The European Union’s “Made in Europe” industrial plan was supposed to be a statement of strategic intent. Instead, it has become a case study in how hard it is to make one.
Reuters reported this week that the plan has been delayed after internal disagreements over scope — specifically, how strict the local-content requirements should be. The surface story is a Brussels negotiation stalling. The actual story is a high-stakes fight over whether American cloud hyperscalers or European providers will dominate the infrastructure layer of Europe’s AI future.
What the Plan Is
The “Made in Europe” initiative is part of the EU’s broader industrial policy push to build strategic capacity in critical technology sectors — think of it as the European analog to the US CHIPS Act, but applied more broadly to semiconductors, clean energy hardware, and increasingly, digital infrastructure including AI compute and data centers.
The AI component is particularly significant. Public-sector AI deployments — government services, national research institutions, healthcare, financial regulation — would under the stricter proposals be required to procure from EU-qualified vendors. That redirects billions in annual spend that currently flows largely to Amazon Web Services, Microsoft Azure, and Google Cloud.
Why It’s Stuck
The stall is over local-content thresholds. Stricter thresholds mean a higher percentage of value-added must come from EU-based companies to qualify — which effectively limits eligibility to European cloud providers. Looser thresholds preserve the status quo, where US hyperscalers can qualify by virtue of their European data center footprints, even if the underlying infrastructure, software stack, and corporate headquarters are American.
This is not a technical disagreement. It is a political one. Member states with closer commercial ties to US cloud providers are pushing for looser thresholds. Those more committed to building domestic tech champions — France has been notably vocal on industrial sovereignty — want tighter standards.
US tech lobby groups have been active in Brussels on this issue. Their engagement is itself a signal of how much the outcome matters to hyperscaler revenue projections.
Who Wins and Who Loses
If strict local-content rules prevail, the beneficiaries are European cloud providers like OVHcloud, Hetzner, and Deutsche Telekom’s T-Systems, along with the broader Gaia-X initiative and sovereign cloud startups that have been positioning for exactly this moment. For these companies, a procurement preference for EU-qualified vendors would be transformative.

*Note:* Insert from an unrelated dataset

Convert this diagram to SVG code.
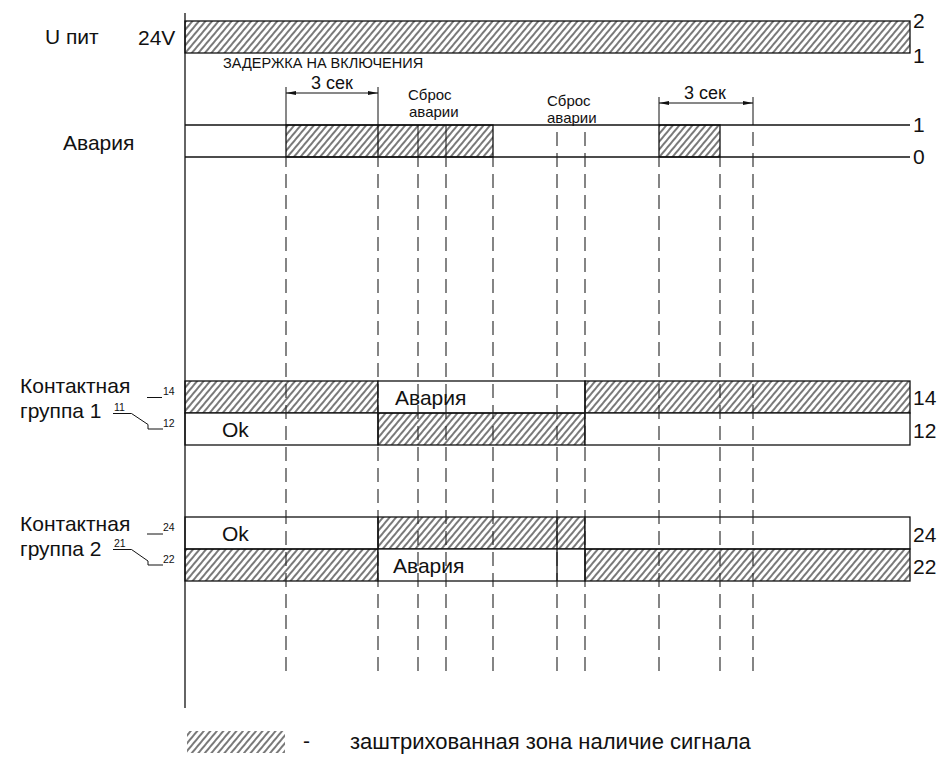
<svg xmlns="http://www.w3.org/2000/svg" width="939" height="765" viewBox="0 0 939 765">
<defs>
<pattern id="hatch" patternUnits="userSpaceOnUse" width="5" height="10" patternTransform="rotate(40)">
<line x1="1" y1="0" x2="1" y2="10" stroke="#000" stroke-width="1.05"/>
</pattern>
<marker id="arr" viewBox="0 0 10 4" refX="10" refY="2" markerWidth="10" markerHeight="4" markerUnits="userSpaceOnUse" orient="auto-start-reverse">
<path d="M0,0 L10,2 L0,4 Z" fill="#111"/>
</marker>
<style>
text{font-family:"Liberation Sans",Arial,sans-serif;fill:#111}
.lbl{font-size:21px}
.sm{font-size:15px}
.tiny{font-size:10.5px}
.ln{stroke:#111;stroke-width:1.3;fill:none}
.thin{stroke:#111;stroke-width:1;fill:none}
.h{fill:url(#hatch);stroke:#111;stroke-width:1.3}
.w{fill:#fff;stroke:#111;stroke-width:1.3}
.dash{stroke:#222;stroke-width:1.1;stroke-dasharray:14 7;fill:none}
</style>
</defs>
<rect width="939" height="765" fill="#fff"/>

<g id="upit">
<rect class="h" x="185" y="21" width="725" height="32"/>
<text class="lbl" x="45" y="44">U пит</text>
<text class="lbl" x="138" y="45">24V</text>
<text class="lbl" x="913" y="28">2</text>
<text class="lbl" x="913" y="63">1</text>
<text x="223" y="68" style="font-size:14.5px">ЗАДЕРЖКА НА ВКЛЮЧЕНИЯ</text>
</g>

<g id="avaria">
<line class="ln" x1="185" y1="125" x2="910" y2="125"/>
<line class="ln" x1="185" y1="157" x2="910" y2="157"/>
<rect class="h" x="286" y="125" width="207" height="32"/>
<rect class="h" x="659" y="125" width="61" height="32"/>
<line class="ln" x1="378" y1="125" x2="378" y2="157"/>
<line class="thin" x1="418" y1="125" x2="418" y2="157"/>
<line class="thin" x1="446" y1="125" x2="446" y2="157"/>
<text class="lbl" x="63" y="150">Авария</text>
<text class="lbl" x="913" y="132">1</text>
<text class="lbl" x="913" y="164">0</text>
<text class="sm" x="408" y="100">Сброс</text>
<text class="sm" x="409" y="117">аварии</text>
<text class="sm" x="547" y="106">Сброс</text>
<text class="sm" x="547" y="123">аварии</text>
</g>

<g id="dims">
<line class="thin" x1="286" y1="87" x2="286" y2="125"/>
<line class="thin" x1="378" y1="87" x2="378" y2="125"/>
<line class="thin" x1="286" y1="93" x2="378" y2="93" marker-start="url(#arr)" marker-end="url(#arr)"/>
<text x="332" y="89" text-anchor="middle" style="font-size:18px">3 сек</text>
<line class="thin" x1="659" y1="97" x2="659" y2="125"/>
<line class="thin" x1="753" y1="97" x2="753" y2="125"/>
<line class="thin" x1="659" y1="103" x2="753" y2="103" marker-start="url(#arr)" marker-end="url(#arr)"/>
<text x="705" y="99" text-anchor="middle" style="font-size:18px">3 сек</text>
</g>

<g id="kg1">
<rect class="h" x="185" y="381" width="193" height="32"/>
<rect class="w" x="378" y="381" width="207" height="32"/>
<rect class="h" x="585" y="381" width="325" height="32"/>
<rect class="w" x="185" y="413" width="193" height="32"/>
<rect class="h" x="378" y="413" width="207" height="32"/>
<rect class="w" x="585" y="413" width="325" height="32"/>
<text class="lbl" x="395" y="405">Авария</text>
<text class="lbl" x="222" y="437">Ok</text>
<text class="lbl" x="913" y="405">14</text>
<text class="lbl" x="913" y="438">12</text>
<text class="lbl" x="20" y="393">Контактная</text>
<text class="lbl" x="20" y="418">группа 1</text>
<line class="thin" x1="147" y1="397.5" x2="162" y2="397.5"/>
<text class="tiny" x="163" y="395">14</text>
<text class="tiny" x="114" y="411">11</text>
<polyline class="thin" points="113,413.5 131.5,413.5 148,424.5 148,429 163,429"/>
<text class="tiny" x="163" y="427">12</text>
</g>

<g id="kg2">
<rect class="w" x="185" y="517" width="193" height="32"/>
<rect class="h" x="378" y="517" width="207" height="32"/>
<rect class="w" x="585" y="517" width="325" height="32"/>
<rect class="h" x="185" y="549" width="193" height="32"/>
<rect class="w" x="378" y="549" width="207" height="32"/>
<rect class="h" x="585" y="549" width="325" height="32"/>
<line class="ln" x1="557" y1="517" x2="557" y2="581"/>
<text class="lbl" x="222" y="541">Ok</text>
<text class="lbl" x="393" y="573">Авария</text>
<text class="lbl" x="913" y="542">24</text>
<text class="lbl" x="913" y="574">22</text>
<text class="lbl" x="20" y="531">Контактная</text>
<text class="lbl" x="20" y="556">группа 2</text>
<line class="thin" x1="147" y1="534" x2="163" y2="534"/>
<text class="tiny" x="163" y="531">24</text>
<text class="tiny" x="114" y="547">21</text>
<polyline class="thin" points="113,549.5 131.5,549.5 148,561 148,565 163,565"/>
<text class="tiny" x="163" y="563">22</text>
</g>

<g id="connectors">
<line class="dash" x1="286" y1="671" x2="286" y2="157"/>
<line class="dash" x1="378" y1="671" x2="378" y2="157"/>
<line class="dash" x1="418" y1="671" x2="418" y2="157"/>
<line class="dash" x1="446" y1="671" x2="446" y2="157"/>
<line class="dash" x1="493" y1="671" x2="493" y2="157"/>
<line class="dash" x1="557" y1="671" x2="557" y2="125"/>
<line class="dash" x1="585" y1="671" x2="585" y2="125"/>
<line class="dash" x1="659" y1="671" x2="659" y2="157"/>
<line class="dash" x1="720" y1="671" x2="720" y2="157"/>
<line class="dash" x1="753" y1="671" x2="753" y2="125"/>
</g>

<g id="axis">
<line class="ln" x1="185" y1="13" x2="185" y2="708"/>
</g>

<g id="legend">
<rect x="187" y="731" width="98" height="22" fill="url(#hatch)"/>
<text class="lbl" x="303" y="748">-</text>
<text x="350" y="749" style="font-size:22px">заштрихованная зона наличие сигнала</text>
</g>
</svg>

For AWS, Azure, and Google Cloud, strict rules would mean either building out genuinely European supply chains — difficult, expensive, and time-consuming — or accepting exclusion from a significant segment of EU public procurement. Neither is appealing.
The Bigger Pattern
Europe is not alone in treating AI infrastructure as a strategic asset. India has enacted data localization requirements. China operates an almost entirely closed AI stack. The United States passed the CHIPS Act to reshore semiconductor manufacturing. The global trend is unmistakable: governments are treating compute and cloud as strategic infrastructure, on par with energy grids and telecommunications networks.
Europe is moving later than some, but the EU AI Act has embedded sovereign AI concerns explicitly into governance frameworks — particularly around high-risk AI systems in regulated industries. The “Made in Europe” industrial policy is the procurement and infrastructure companion to that regulatory architecture.
What to Watch
A revised plan is expected within a week. The key signals: how strict are the final local-content thresholds, and are AI and cloud workloads explicitly included or carved out from the requirements?
If AI infrastructure is explicitly included with meaningful thresholds, this is a significant realignment of European cloud spend. If it’s carved out — or thresholds are set low enough that hyperscalers qualify easily — the delay will have produced mostly a statement of aspiration, not policy.
Either way, the fight is real. The stakes are infrastructure-level. And the outcome will be studied by every government currently trying to answer the same question: who builds the AI your country runs on?